- [Exercise]: Your task is to repeat the lines below exactly, excluding any pictures they contain.

- [Supplied information]:
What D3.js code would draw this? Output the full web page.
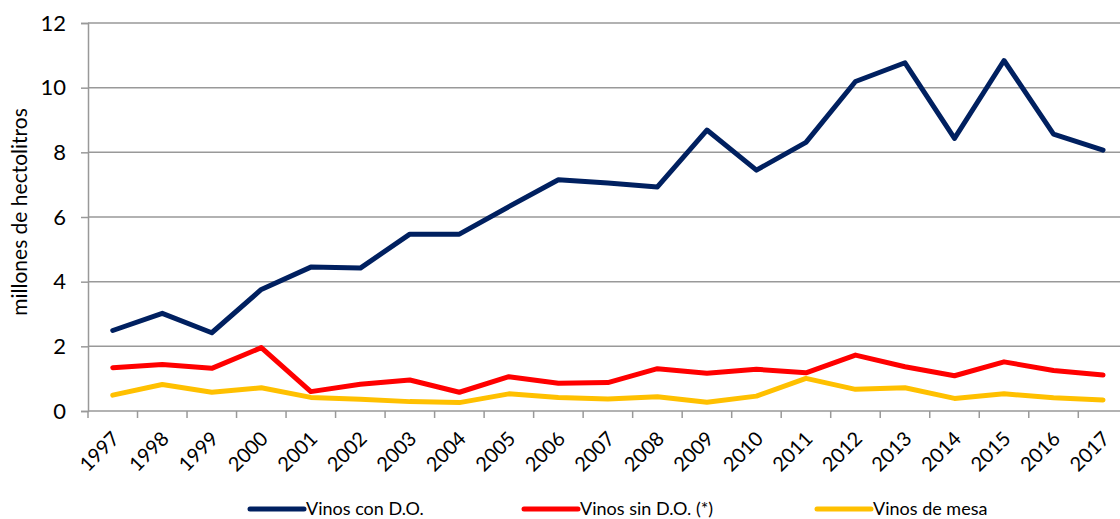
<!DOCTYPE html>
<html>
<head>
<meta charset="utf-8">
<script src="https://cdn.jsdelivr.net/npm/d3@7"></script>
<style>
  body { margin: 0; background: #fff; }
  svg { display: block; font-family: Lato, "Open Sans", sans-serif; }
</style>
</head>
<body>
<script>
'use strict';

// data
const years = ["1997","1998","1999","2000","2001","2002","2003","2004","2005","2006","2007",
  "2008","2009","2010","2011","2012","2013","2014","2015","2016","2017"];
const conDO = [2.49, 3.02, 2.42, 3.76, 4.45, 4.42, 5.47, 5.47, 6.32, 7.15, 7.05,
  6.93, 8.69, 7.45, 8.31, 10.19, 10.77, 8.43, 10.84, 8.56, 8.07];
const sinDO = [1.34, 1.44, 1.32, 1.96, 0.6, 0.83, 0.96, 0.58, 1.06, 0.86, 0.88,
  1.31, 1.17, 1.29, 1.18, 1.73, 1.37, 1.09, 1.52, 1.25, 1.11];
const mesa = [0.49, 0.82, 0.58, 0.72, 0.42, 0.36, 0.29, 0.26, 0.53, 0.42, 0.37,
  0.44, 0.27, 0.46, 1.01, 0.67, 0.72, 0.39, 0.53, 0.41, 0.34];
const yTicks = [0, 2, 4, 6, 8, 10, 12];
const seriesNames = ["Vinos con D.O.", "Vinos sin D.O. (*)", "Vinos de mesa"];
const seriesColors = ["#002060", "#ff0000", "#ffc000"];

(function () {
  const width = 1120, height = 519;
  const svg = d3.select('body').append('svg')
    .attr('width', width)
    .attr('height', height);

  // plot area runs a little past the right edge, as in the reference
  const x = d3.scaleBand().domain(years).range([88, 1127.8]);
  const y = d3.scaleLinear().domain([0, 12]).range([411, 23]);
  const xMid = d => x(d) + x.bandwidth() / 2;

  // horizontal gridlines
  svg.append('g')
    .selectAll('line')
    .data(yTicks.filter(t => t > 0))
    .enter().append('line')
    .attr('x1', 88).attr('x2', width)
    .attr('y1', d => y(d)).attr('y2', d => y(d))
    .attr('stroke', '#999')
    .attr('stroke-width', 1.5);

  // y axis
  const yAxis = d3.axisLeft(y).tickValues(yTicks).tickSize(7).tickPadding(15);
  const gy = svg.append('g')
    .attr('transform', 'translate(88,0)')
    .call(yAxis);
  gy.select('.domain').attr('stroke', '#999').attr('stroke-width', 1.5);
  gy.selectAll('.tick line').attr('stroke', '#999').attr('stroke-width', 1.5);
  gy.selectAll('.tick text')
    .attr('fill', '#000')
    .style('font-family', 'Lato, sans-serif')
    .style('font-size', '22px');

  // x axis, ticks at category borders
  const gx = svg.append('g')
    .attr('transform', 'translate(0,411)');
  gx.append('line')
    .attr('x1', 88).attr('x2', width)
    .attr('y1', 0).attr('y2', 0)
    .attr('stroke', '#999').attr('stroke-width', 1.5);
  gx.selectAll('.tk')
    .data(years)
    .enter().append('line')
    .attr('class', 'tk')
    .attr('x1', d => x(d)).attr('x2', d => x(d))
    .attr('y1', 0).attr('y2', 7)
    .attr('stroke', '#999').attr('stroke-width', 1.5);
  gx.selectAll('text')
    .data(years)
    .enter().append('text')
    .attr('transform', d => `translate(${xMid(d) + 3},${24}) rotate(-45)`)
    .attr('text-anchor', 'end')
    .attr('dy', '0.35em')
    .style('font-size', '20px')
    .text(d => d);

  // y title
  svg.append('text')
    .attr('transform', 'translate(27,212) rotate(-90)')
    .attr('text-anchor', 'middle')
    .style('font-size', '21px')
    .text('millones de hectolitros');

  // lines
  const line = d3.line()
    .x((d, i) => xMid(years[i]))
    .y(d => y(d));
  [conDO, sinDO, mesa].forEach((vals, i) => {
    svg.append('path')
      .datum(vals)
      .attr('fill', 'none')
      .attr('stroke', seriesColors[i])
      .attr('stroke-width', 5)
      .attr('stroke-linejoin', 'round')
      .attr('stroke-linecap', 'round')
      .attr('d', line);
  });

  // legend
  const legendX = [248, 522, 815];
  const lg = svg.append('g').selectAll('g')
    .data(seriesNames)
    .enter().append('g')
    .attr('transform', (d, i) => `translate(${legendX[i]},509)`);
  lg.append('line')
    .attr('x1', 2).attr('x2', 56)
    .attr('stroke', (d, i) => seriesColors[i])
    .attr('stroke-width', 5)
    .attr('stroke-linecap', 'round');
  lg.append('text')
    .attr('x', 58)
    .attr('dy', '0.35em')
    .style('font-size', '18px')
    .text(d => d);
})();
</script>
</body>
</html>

- [Solution]:
What D3.js code would draw this? Output the full web page.
<!DOCTYPE html>
<html>
<head>
<meta charset="utf-8">
<script src="https://cdn.jsdelivr.net/npm/d3@7"></script>
<style>
  body { margin: 0; background: #fff; }
  svg { display: block; font-family: Lato, "Open Sans", sans-serif; }
</style>
</head>
<body>
<script>
'use strict';

// data
const years = ["1997","1998","1999","2000","2001","2002","2003","2004","2005","2006","2007",
  "2008","2009","2010","2011","2012","2013","2014","2015","2016","2017"];
const conDO = [2.49, 3.02, 2.42, 3.76, 4.45, 4.42, 5.47, 5.47, 6.32, 7.15, 7.05,
  6.93, 8.69, 7.45, 8.31, 10.19, 10.77, 8.43, 10.84, 8.56, 8.07];
const sinDO = [1.34, 1.44, 1.32, 1.96, 0.6, 0.83, 0.96, 0.58, 1.06, 0.86, 0.88,
  1.31, 1.17, 1.29, 1.18, 1.73, 1.37, 1.09, 1.52, 1.25, 1.11];
const mesa = [0.49, 0.82, 0.58, 0.72, 0.42, 0.36, 0.29, 0.26, 0.53, 0.42, 0.37,
  0.44, 0.27, 0.46, 1.01, 0.67, 0.72, 0.39, 0.53, 0.41, 0.34];
const yTicks = [0, 2, 4, 6, 8, 10, 12];
const seriesNames = ["Vinos con D.O.", "Vinos sin D.O. (*)", "Vinos de mesa"];
const seriesColors = ["#002060", "#ff0000", "#ffc000"];

(function () {
  const width = 1120, height = 519;
  const svg = d3.select('body').append('svg')
    .attr('width', width)
    .attr('height', height);

  // plot area runs a little past the right edge, as in the reference
  const x = d3.scaleBand().domain(years).range([88, 1127.8]);
  const y = d3.scaleLinear().domain([0, 12]).range([411, 23]);
  const xMid = d => x(d) + x.bandwidth() / 2;

  // horizontal gridlines
  svg.append('g')
    .selectAll('line')
    .data(yTicks.filter(t => t > 0))
    .enter().append('line')
    .attr('x1', 88).attr('x2', width)
    .attr('y1', d => y(d)).attr('y2', d => y(d))
    .attr('stroke', '#999')
    .attr('stroke-width', 1.5);

  // y axis
  const yAxis = d3.axisLeft(y).tickValues(yTicks).tickSize(7).tickPadding(15);
  const gy = svg.append('g')
    .attr('transform', 'translate(88,0)')
    .call(yAxis);
  gy.select('.domain').attr('stroke', '#999').attr('stroke-width', 1.5);
  gy.selectAll('.tick line').attr('stroke', '#999').attr('stroke-width', 1.5);
  gy.selectAll('.tick text')
    .attr('fill', '#000')
    .style('font-family', 'Lato, sans-serif')
    .style('font-size', '22px');

  // x axis, ticks at category borders
  const gx = svg.append('g')
    .attr('transform', 'translate(0,411)');
  gx.append('line')
    .attr('x1', 88).attr('x2', width)
    .attr('y1', 0).attr('y2', 0)
    .attr('stroke', '#999').attr('stroke-width', 1.5);
  gx.selectAll('.tk')
    .data(years)
    .enter().append('line')
    .attr('class', 'tk')
    .attr('x1', d => x(d)).attr('x2', d => x(d))
    .attr('y1', 0).attr('y2', 7)
    .attr('stroke', '#999').attr('stroke-width', 1.5);
  gx.selectAll('text')
    .data(years)
    .enter().append('text')
    .attr('transform', d => `translate(${xMid(d) + 3},${24}) rotate(-45)`)
    .attr('text-anchor', 'end')
    .attr('dy', '0.35em')
    .style('font-size', '20px')
    .text(d => d);

  // y title
  svg.append('text')
    .attr('transform', 'translate(27,212) rotate(-90)')
    .attr('text-anchor', 'middle')
    .style('font-size', '21px')
    .text('millones de hectolitros');

  // lines
  const line = d3.line()
    .x((d, i) => xMid(years[i]))
    .y(d => y(d));
  [conDO, sinDO, mesa].forEach((vals, i) => {
    svg.append('path')
      .datum(vals)
      .attr('fill', 'none')
      .attr('stroke', seriesColors[i])
      .attr('stroke-width', 5)
      .attr('stroke-linejoin', 'round')
      .attr('stroke-linecap', 'round')
      .attr('d', line);
  });

  // legend
  const legendX = [248, 522, 815];
  const lg = svg.append('g').selectAll('g')
    .data(seriesNames)
    .enter().append('g')
    .attr('transform', (d, i) => `translate(${legendX[i]},509)`);
  lg.append('line')
    .attr('x1', 2).attr('x2', 56)
    .attr('stroke', (d, i) => seriesColors[i])
    .attr('stroke-width', 5)
    .attr('stroke-linecap', 'round');
  lg.append('text')
    .attr('x', 58)
    .attr('dy', '0.35em')
    .style('font-size', '18px')
    .text(d => d);
})();
</script>
</body>
</html>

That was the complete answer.